A belief in special providence does away with the spirit of investigation, and is inconsistent with personal effort. Why should man endeavor to thwart the designs of God ? Which of you, by taking thought, can add one cubit to his stature? Under the influence of this belief, man, basking in the sunshine of a delusion, considers the lilies of the field and refuses to take any thought for the morrow. Believing himself in the power of an infinite being, who can, at any moment, dash him to the lowest hell or raise him to the highest heaven, he necessarily abandons the idea of accomplishing anything by his own efforts. As long as this belief was general, the world was filled with ignorance, superstition and misery. The energies of man were wasted in a vain effort to obtain the aid of this power, supposed to be superior to nature. For countless ages, even men were sacrificed upon the altar of this impossible god. To please him, mothers have shed the blood of their own babes ; martyrs have chanted triumphant songs in the midst of flame ; priests have gorged themselves with blood ; nuns have forsworn the ecstasies of love; old men have tremblingly implored ; women have sobbed and entreated ; every pain has been endured, and every horror has been perpetrated.

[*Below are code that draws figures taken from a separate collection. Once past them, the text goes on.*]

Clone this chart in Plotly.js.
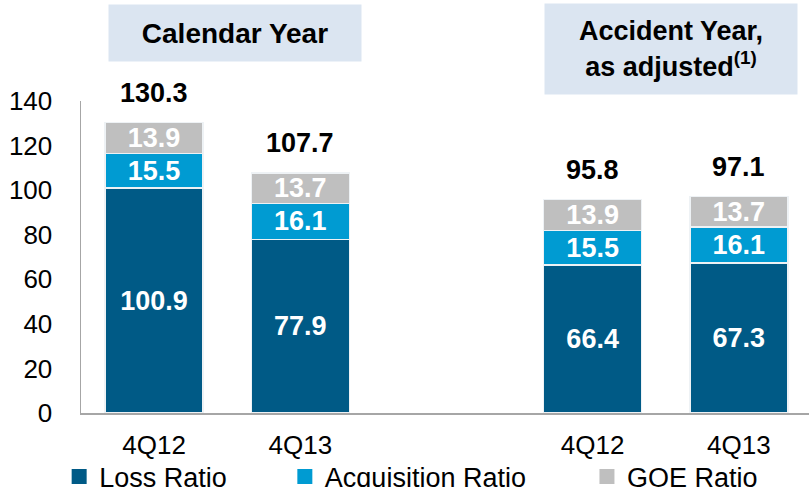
<!DOCTYPE html>
<html>
<head>
<meta charset="utf-8">
<script src="https://cdn.plot.ly/plotly-3.0.1.min.js"></script>
<style>html,body{margin:0;padding:0;background:#fff;}#chart{width:809px;height:487px;}</style>
</head>
<body>
<div id="chart"></div>
<script>
// Data
const positions = [0, 1, 3, 4];
const tickLabels = ["4Q12", "4Q13", "4Q12", "4Q13"];
const lossRatio = [100.9, 77.9, 66.4, 67.3];
const acquisitionRatio = [15.5, 16.1, 15.5, 16.1];
const goeRatio = [13.9, 13.7, 13.9, 13.7];
const seriesNames = ["Loss Ratio", "Acquisition Ratio", "GOE Ratio"];
const groupTitles = ["Calendar Year", "Accident Year,<br>as adjusted<sup>(1)</sup>"];

const FONT = '"Liberation Sans", Arial, sans-serif';
const colors = ["#005a86", "#009bd2", "#bfbfbf"];
const series = [lossRatio, acquisitionRatio, goeRatio];
const legends = ["legend", "legend2", "legend3"];

const traces = series.map((vals, i) => ({
  type: "bar",
  x: positions,
  y: vals,
  name: seriesNames[i],
  showlegend: false,
  width: 0.67,
  marker: { color: colors[i], line: { color: "#eef2f5", width: 1.5 } },
  text: vals.map(v => v.toFixed(1)),
  textposition: "inside",
  insidetextanchor: "middle",
  textangle: 0,
  textfont: { family: FONT, size: 27, color: "#ffffff", weight: "bold" },
  hoverinfo: "skip"
}));

// legend entries (larger square swatches, as in the reference)
seriesNames.forEach((name, i) => {
  traces.push({
    type: "scatter", mode: "markers", x: [null], y: [null],
    name: name, legend: legends[i], showlegend: true,
    marker: { symbol: "square", size: 15, color: colors[i] },
    hoverinfo: "skip"
  });
});

const totals = positions.map((_, k) => lossRatio[k] + acquisitionRatio[k] + goeRatio[k]);

const annotations = totals.map((t, k) => ({
  x: positions[k], y: t, xref: "x", yref: "y",
  text: "<b>" + t.toFixed(1) + "</b>",
  showarrow: false, yanchor: "middle", yshift: 30,
  font: { family: FONT, size: 27, color: "#000000" }
}));

annotations.push({
  xref: "paper", yref: "paper", x: 0.2115, y: 1.218,
  xanchor: "center", yanchor: "middle",
  width: 250, height: 54, bgcolor: "#dbe5f1",
  text: "<b>" + groupTitles[0] + "</b>", showarrow: false,
  font: { family: FONT, size: 28, color: "#000000" }
});
annotations.push({
  xref: "paper", yref: "paper", x: 0.8104, y: 1.1667,
  xanchor: "center", yanchor: "middle",
  width: 250, height: 88, bgcolor: "#dbe5f1",
  text: "<b>" + groupTitles[1] + "</b>", showarrow: false,
  font: { family: FONT, size: 27, color: "#000000" }
});

const legendBase = {
  orientation: "h", yanchor: "middle", xanchor: "left", y: -0.205,
  bgcolor: "rgba(0,0,0,0)", borderwidth: 0,
  font: { family: FONT, size: 27, color: "#000000" }
};

const layout = {
  width: 809, height: 487,
  margin: { l: 81, r: 0, t: 101, b: 74, autoexpand: false },
  paper_bgcolor: "#ffffff", plot_bgcolor: "#ffffff",
  barmode: "stack",
  showlegend: true,
  legend: Object.assign({}, legendBase, { x: -0.030 }),
  legend2: Object.assign({}, legendBase, { x: 0.280 }),
  legend3: Object.assign({}, legendBase, { x: 0.695 }),
  uniformtext: { mode: "show", minsize: 27 },
  xaxis: {
    range: [-0.5, 4.48], tickvals: positions, ticktext: tickLabels,
    showgrid: false, zeroline: false, showline: true, linecolor: "#a6a6a6", linewidth: 1.5,
    ticks: "outside", ticklen: 8, tickcolor: "rgba(0,0,0,0)",
    tickfont: { family: FONT, size: 26, color: "#000000" }, fixedrange: true
  },
  yaxis: {
    range: [0, 140], dtick: 20, tick0: 0,
    showgrid: false, zeroline: false, showline: true, linecolor: "#a6a6a6", linewidth: 1.5,
    ticks: "outside", ticklen: 22, tickcolor: "rgba(0,0,0,0)",
    tickfont: { family: FONT, size: 26, color: "#000000" }, fixedrange: true
  },
  annotations: annotations
};

Plotly.newPlot("chart", traces, layout, { displayModeBar: false, staticPlot: true });
</script>
</body>
</html>
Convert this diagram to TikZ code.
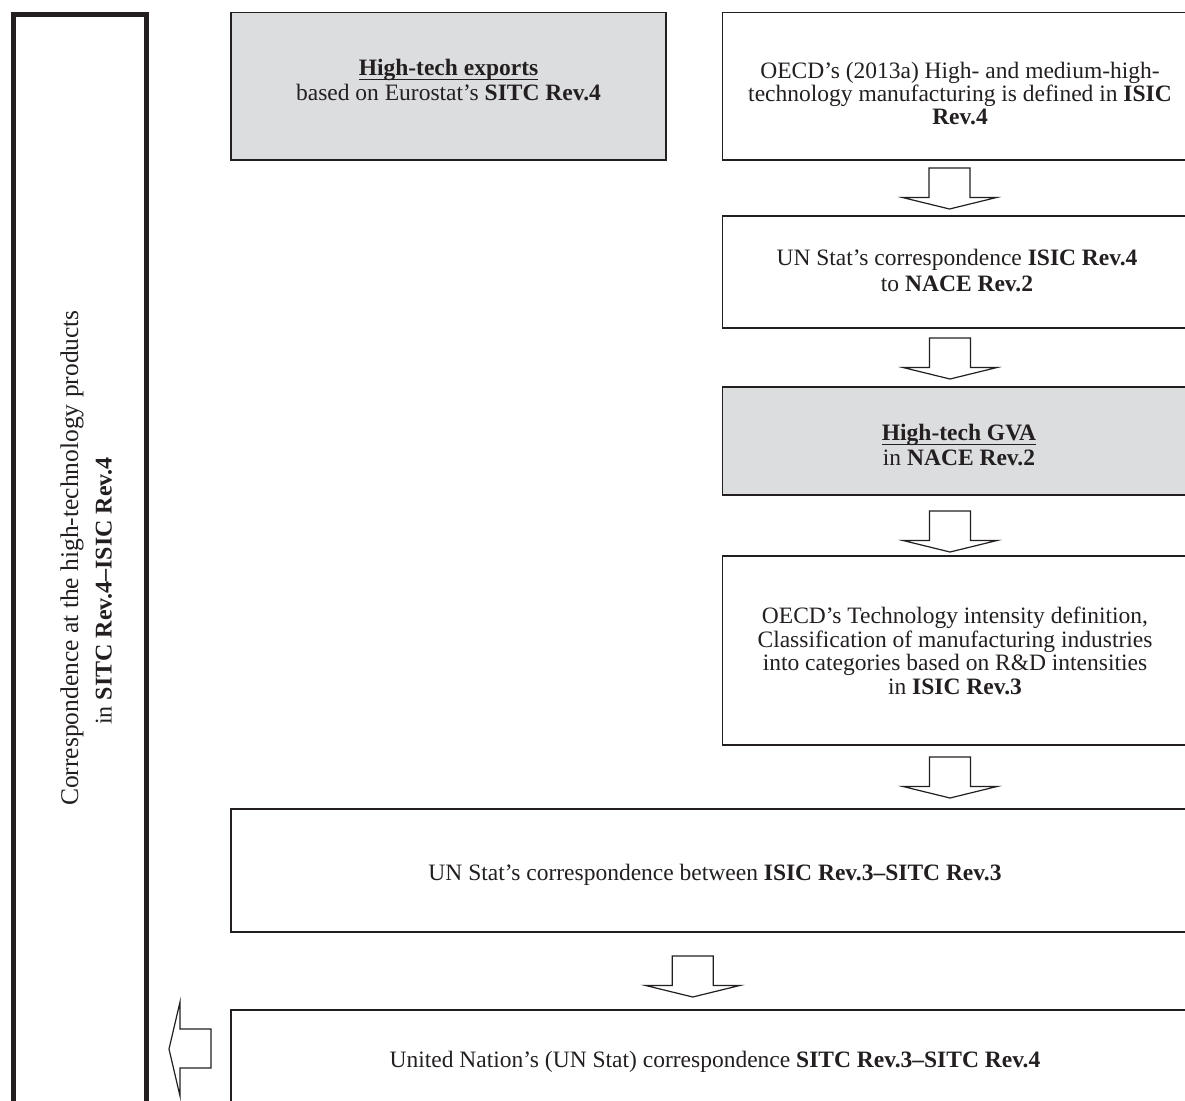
\documentclass[tikz,border=0pt]{standalone}
\usepackage{fontspec}
\setmainfont{Liberation Serif}
\usetikzlibrary{calc}
\definecolor{ink}{HTML}{231F20}
\definecolor{boxgray}{HTML}{DCDDDF}
\newcommand{\myul}[1]{{\setbox0\hbox{#1}\rlap{\color{ink}\rule[-4.2pt]{\wd0}{1.3pt}}\box0}}
\tikzset{
  txt/.style={font=\fontsize{23.5}{24}\selectfont, text=ink, align=center, inner sep=0pt},
  txtwide/.style={txt, font=\fontsize{23.5}{25}\selectfont},
  box/.style={draw=ink, line width=1.6pt, inner sep=0pt},
  graybox/.style={box, fill=boxgray},
  sidebox/.style={draw=ink, line width=5pt, inner sep=0pt},
  blockarrow/.style={draw=ink, line width=1.2pt, fill=white, line join=miter},
}
\newcommand{\blockdown}[2]{%
  \draw[blockarrow] (#1-20.5,#2) -- (#1+20.5,#2) -- (#1+20.5,#2+29.5) -- (#1+47,#2+29.5)
     -- (#1,#2+41) -- (#1-47,#2+29.5) -- (#1-20.5,#2+29.5) -- cycle;}
\begin{document}
\begin{tikzpicture}[x=1pt,y=-1pt]
\useasboundingbox (0,0) rectangle (1185,1100);
\clip (0,0) rectangle (1185,1100);
\fill[white] (0,0) rectangle (1185,1100);

% left side box
\node[sidebox, minimum width=133pt, minimum height=1116pt] (L) at (80,572) {};
\node[txt, font=\fontsize{25.5}{26}\selectfont, rotate=90, anchor=base] (L1) at (78,558) {Correspondence at the high-technology products};
\node[txt, font=\fontsize{24}{26}\selectfont, rotate=90, anchor=base] (L2) at (111.5,591) {in \textbf{SITC Rev.4–ISIC Rev.4}};

% boxes
\node[graybox, minimum width=435.5pt, minimum height=147.5pt] (A) at (448.5,86.25) {};
\node[txtwide] (At) at (448.5,80.5) {\myul{\textbf{High-tech exports}}\\based on Eurostat’s \textbf{SITC Rev.4}};

\node[box, minimum width=477.5pt, minimum height=147.5pt] (B) at (961.25,86.25) {};
\node[txt, font=\fontsize{23.5}{22.8}\selectfont] (Bt) at (960,93.5) {OECD’s (2013a) High- and medium-high-\\technology manufacturing is defined in \textbf{ISIC}\\\textbf{Rev.4}};

\node[box, minimum width=477.5pt, minimum height=112pt] (C) at (961.25,272) {};
\node[txt, font=\fontsize{23.5}{26}\selectfont] (Ct) at (957,271) {UN Stat’s correspondence \textbf{ISIC Rev.4}\\to \textbf{NACE Rev.2}};

\node[graybox, minimum width=477.5pt, minimum height=108pt] (D) at (961.25,441) {};
\node[txtwide] (Dt) at (959,445.5) {\myul{\textbf{High-tech GVA}}\\in \textbf{NACE Rev.2}};

\node[box, minimum width=477.5pt, minimum height=189pt] (E) at (961.25,650.5) {};
\node[txt, font=\fontsize{23.5}{23.5}\selectfont] (Et) at (955,651) {OECD’s Technology intensity definition,\\Classification of manufacturing industries\\into categories based on R\&D intensities\\in \textbf{ISIC Rev.3}};

\node[box, line width=1.8pt, minimum width=969.25pt, minimum height=123pt] (F) at (715.4,870.5) {};
\node[txt] (Ft) at (715,874.5) {UN Stat’s correspondence between \textbf{ISIC Rev.3–SITC Rev.3}};

\node[box, line width=1.8pt, minimum width=969.25pt, minimum height=120pt] (G) at (715.4,1070) {};
\node[txt] (Gt) at (715,1062) {United Nation’s (UN Stat) correspondence \textbf{SITC Rev.3–SITC Rev.4}};

% block arrows
\blockdown{949.5}{168}
\blockdown{950}{338}
\blockdown{950}{511}
\blockdown{950}{757}
\blockdown{692.7}{956}
\draw[blockarrow] (211,1029) -- (180,1029) -- (180,1002) -- (169,1049) -- (180,1096)
   -- (180,1068) -- (211,1068) -- cycle;
\end{tikzpicture}
\end{document}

Through the dim long years that have fled, humanity has suffered more than can be conceived. Most of the misery has been endured by the weak, the loving and the innocent. Women have been treated like poisonous beasts, and little children trampled upon as though they had been vermin. Numberless altars have been reddened, even with the blood of babes ; beautiful girls have been given to slimy serpents ; whole races of men doomed to centuries of slavery, and everywhere there has been outrage beyond the power of genius to express. During all these years the suffering have supplicated ; the withered lips of famine have prayed; the pale victims have implored, and Heaven has been deaf and blind.